Exactly the lines from the one with "Generate a Python" through the one with "4.13, 4.13, 4.14]" should be returned, both ends included and nothing else. Omit any pictures.

Begin DATA RECORDS

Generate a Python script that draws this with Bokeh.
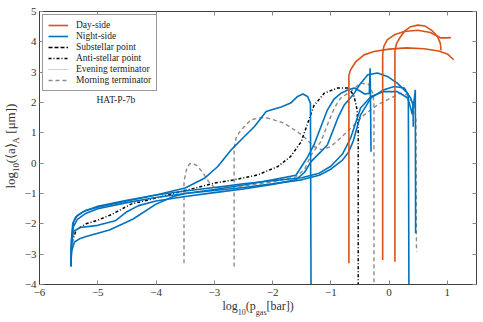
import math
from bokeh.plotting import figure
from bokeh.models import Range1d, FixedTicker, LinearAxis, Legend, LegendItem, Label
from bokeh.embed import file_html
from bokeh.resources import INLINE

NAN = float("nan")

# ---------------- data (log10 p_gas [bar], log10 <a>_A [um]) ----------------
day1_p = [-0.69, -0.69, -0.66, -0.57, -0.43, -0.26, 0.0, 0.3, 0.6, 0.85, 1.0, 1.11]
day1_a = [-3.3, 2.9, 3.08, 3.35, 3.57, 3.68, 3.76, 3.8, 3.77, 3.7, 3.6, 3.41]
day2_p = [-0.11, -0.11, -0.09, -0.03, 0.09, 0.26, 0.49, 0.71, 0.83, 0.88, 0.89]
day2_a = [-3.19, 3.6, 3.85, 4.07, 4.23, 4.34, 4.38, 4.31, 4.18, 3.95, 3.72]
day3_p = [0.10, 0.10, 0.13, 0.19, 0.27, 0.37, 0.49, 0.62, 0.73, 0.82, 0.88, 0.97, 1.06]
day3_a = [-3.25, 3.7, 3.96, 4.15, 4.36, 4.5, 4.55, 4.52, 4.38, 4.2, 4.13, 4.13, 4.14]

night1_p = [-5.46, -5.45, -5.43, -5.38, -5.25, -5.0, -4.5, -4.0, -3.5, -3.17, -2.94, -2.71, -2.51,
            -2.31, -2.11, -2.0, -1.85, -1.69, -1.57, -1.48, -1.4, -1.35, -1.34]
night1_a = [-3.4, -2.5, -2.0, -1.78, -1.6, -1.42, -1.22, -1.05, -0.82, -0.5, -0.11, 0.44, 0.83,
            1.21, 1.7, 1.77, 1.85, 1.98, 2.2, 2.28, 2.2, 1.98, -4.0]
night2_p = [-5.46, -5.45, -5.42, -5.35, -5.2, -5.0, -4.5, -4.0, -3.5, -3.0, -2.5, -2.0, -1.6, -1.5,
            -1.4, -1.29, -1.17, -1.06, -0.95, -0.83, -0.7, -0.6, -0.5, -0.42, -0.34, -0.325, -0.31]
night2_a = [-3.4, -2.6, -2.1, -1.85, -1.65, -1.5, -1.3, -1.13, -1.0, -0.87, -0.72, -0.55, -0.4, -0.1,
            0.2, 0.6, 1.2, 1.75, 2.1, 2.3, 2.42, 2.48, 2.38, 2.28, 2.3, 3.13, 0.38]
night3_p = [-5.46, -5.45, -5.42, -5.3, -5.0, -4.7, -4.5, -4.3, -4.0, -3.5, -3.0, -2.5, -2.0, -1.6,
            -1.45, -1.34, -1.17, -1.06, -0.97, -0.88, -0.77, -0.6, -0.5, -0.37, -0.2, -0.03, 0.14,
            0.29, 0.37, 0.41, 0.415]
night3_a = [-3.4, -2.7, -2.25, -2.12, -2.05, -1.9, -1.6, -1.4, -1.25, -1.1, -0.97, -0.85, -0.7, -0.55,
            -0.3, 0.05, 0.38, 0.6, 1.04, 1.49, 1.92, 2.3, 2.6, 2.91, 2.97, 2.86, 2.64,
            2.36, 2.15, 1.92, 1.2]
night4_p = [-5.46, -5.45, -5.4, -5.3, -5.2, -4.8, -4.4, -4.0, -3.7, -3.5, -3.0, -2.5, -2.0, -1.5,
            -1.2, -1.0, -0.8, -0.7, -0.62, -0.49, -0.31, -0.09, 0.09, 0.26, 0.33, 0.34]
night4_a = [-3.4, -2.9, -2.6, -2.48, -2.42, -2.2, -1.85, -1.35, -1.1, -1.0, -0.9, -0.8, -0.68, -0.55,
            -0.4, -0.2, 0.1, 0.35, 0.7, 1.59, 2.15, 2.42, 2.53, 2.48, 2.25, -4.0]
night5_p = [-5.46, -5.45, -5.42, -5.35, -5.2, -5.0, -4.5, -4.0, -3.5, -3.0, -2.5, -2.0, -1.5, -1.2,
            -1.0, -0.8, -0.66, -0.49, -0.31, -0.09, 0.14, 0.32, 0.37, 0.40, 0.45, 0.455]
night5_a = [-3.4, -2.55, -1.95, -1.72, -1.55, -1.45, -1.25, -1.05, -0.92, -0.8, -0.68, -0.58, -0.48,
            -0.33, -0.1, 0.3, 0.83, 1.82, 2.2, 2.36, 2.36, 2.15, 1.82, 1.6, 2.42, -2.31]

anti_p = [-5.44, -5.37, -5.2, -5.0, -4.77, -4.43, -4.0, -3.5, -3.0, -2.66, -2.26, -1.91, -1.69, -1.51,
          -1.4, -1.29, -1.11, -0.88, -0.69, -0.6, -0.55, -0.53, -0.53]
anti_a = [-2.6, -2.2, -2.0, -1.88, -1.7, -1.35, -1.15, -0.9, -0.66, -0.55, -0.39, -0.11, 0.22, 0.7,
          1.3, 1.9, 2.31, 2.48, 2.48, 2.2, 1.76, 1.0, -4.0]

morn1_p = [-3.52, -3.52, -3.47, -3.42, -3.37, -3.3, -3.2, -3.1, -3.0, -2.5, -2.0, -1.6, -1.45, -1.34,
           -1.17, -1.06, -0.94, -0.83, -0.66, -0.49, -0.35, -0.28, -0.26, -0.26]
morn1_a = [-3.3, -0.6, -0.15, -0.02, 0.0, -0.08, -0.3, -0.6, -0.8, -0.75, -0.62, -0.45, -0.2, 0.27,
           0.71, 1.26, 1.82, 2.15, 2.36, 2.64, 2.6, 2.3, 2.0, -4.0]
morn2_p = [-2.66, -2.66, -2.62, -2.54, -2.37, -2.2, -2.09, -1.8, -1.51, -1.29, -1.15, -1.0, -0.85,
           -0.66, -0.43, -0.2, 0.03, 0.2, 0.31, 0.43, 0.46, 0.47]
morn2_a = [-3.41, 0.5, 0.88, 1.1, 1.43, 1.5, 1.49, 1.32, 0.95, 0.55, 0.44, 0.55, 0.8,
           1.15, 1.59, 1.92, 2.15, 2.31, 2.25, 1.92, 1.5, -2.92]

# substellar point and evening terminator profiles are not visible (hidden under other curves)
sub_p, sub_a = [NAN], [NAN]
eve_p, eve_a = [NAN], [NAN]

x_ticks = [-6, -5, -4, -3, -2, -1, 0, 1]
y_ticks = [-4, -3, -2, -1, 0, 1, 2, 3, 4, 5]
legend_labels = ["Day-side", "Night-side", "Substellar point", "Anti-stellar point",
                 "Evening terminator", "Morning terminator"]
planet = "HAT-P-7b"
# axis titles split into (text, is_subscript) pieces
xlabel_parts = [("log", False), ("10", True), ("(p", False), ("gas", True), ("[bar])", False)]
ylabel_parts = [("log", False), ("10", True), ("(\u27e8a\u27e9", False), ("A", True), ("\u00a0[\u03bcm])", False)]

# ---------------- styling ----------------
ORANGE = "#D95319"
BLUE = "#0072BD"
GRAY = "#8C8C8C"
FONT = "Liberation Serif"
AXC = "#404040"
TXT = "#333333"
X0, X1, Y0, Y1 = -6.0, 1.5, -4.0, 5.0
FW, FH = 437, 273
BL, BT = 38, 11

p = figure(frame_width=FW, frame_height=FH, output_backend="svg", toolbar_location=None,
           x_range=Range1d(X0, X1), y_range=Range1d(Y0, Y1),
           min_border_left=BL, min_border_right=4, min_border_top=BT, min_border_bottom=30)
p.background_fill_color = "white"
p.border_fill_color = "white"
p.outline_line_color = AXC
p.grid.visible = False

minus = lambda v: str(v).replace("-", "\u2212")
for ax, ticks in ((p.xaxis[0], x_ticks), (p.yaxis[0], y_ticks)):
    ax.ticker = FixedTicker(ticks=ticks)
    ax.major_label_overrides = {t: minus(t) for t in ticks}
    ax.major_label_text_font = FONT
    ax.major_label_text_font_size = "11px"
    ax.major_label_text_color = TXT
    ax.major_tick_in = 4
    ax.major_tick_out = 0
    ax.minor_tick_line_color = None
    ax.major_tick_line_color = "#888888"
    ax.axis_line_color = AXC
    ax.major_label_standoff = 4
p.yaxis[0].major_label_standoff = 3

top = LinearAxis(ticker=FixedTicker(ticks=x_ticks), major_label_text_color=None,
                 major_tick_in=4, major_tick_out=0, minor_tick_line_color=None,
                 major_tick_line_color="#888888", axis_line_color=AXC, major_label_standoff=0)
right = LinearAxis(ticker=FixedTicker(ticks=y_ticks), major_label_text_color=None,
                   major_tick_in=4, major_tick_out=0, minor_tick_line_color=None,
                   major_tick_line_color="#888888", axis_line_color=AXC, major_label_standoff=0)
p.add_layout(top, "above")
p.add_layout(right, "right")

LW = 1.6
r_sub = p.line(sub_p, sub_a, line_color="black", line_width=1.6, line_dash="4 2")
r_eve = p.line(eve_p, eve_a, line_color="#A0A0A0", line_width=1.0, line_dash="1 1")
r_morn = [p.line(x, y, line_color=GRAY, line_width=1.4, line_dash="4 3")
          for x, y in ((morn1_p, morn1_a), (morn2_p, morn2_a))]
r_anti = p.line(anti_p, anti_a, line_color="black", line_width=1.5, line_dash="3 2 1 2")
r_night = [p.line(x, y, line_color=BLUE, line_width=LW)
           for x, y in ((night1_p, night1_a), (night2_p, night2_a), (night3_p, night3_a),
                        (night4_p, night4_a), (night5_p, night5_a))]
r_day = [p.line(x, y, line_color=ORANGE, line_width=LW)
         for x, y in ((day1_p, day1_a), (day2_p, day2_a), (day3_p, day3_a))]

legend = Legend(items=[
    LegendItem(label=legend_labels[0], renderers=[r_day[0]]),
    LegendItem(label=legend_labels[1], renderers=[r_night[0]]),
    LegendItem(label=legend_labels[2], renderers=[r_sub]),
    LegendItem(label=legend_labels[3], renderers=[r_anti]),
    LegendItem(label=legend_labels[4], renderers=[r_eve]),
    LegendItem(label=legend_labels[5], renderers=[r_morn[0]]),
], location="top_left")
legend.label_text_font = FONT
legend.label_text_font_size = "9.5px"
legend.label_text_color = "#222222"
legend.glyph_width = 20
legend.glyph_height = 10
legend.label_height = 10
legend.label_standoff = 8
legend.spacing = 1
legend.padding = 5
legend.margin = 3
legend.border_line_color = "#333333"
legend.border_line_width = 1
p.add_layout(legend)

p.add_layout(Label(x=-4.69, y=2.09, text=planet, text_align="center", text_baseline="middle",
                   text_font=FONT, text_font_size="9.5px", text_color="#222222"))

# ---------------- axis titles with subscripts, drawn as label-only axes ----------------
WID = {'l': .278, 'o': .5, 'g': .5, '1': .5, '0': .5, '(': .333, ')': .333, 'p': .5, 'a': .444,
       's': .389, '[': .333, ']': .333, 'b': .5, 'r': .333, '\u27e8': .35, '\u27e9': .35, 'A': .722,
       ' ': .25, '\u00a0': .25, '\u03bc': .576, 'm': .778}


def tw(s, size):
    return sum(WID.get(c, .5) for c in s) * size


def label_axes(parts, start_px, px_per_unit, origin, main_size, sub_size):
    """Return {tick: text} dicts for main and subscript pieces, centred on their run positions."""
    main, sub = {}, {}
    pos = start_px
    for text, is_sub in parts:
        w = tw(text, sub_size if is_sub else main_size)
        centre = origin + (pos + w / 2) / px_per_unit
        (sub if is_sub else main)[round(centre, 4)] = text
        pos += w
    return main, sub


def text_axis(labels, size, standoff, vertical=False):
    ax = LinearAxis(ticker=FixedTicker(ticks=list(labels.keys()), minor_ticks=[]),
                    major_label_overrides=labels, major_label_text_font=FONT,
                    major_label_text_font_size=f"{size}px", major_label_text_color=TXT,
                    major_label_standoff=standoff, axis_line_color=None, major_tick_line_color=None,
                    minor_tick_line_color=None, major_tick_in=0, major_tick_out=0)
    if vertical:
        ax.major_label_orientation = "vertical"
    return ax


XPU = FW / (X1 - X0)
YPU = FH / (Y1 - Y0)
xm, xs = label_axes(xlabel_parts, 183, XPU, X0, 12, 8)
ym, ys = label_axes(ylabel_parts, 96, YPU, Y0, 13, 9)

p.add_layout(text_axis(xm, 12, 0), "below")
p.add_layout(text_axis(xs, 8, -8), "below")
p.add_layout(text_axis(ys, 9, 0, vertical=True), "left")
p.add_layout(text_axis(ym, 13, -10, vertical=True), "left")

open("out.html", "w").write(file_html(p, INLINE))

End DATA RECORDS
Begin DATA RECORDS

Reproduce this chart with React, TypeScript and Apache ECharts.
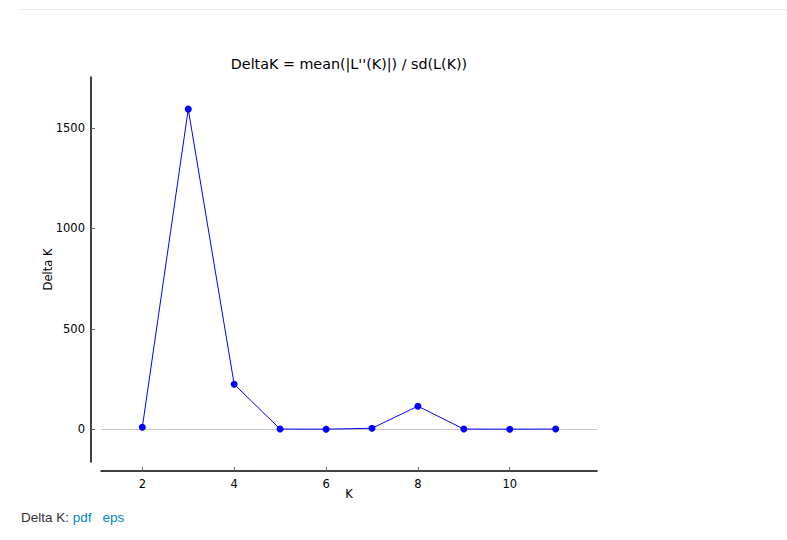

End DATA RECORDS

--- ANSWER FOR THE TASK ---
Generate a Python script that draws this with Bokeh.
import math
from bokeh.plotting import figure
from bokeh.models import Range1d, FixedTicker, LinearAxis, Legend, LegendItem, Label
from bokeh.embed import file_html
from bokeh.resources import INLINE

NAN = float("nan")

# ---------------- data (log10 p_gas [bar], log10 <a>_A [um]) ----------------
day1_p = [-0.69, -0.69, -0.66, -0.57, -0.43, -0.26, 0.0, 0.3, 0.6, 0.85, 1.0, 1.11]
day1_a = [-3.3, 2.9, 3.08, 3.35, 3.57, 3.68, 3.76, 3.8, 3.77, 3.7, 3.6, 3.41]
day2_p = [-0.11, -0.11, -0.09, -0.03, 0.09, 0.26, 0.49, 0.71, 0.83, 0.88, 0.89]
day2_a = [-3.19, 3.6, 3.85, 4.07, 4.23, 4.34, 4.38, 4.31, 4.18, 3.95, 3.72]
day3_p = [0.10, 0.10, 0.13, 0.19, 0.27, 0.37, 0.49, 0.62, 0.73, 0.82, 0.88, 0.97, 1.06]
day3_a = [-3.25, 3.7, 3.96, 4.15, 4.36, 4.5, 4.55, 4.52, 4.38, 4.2, 4.13, 4.13, 4.14]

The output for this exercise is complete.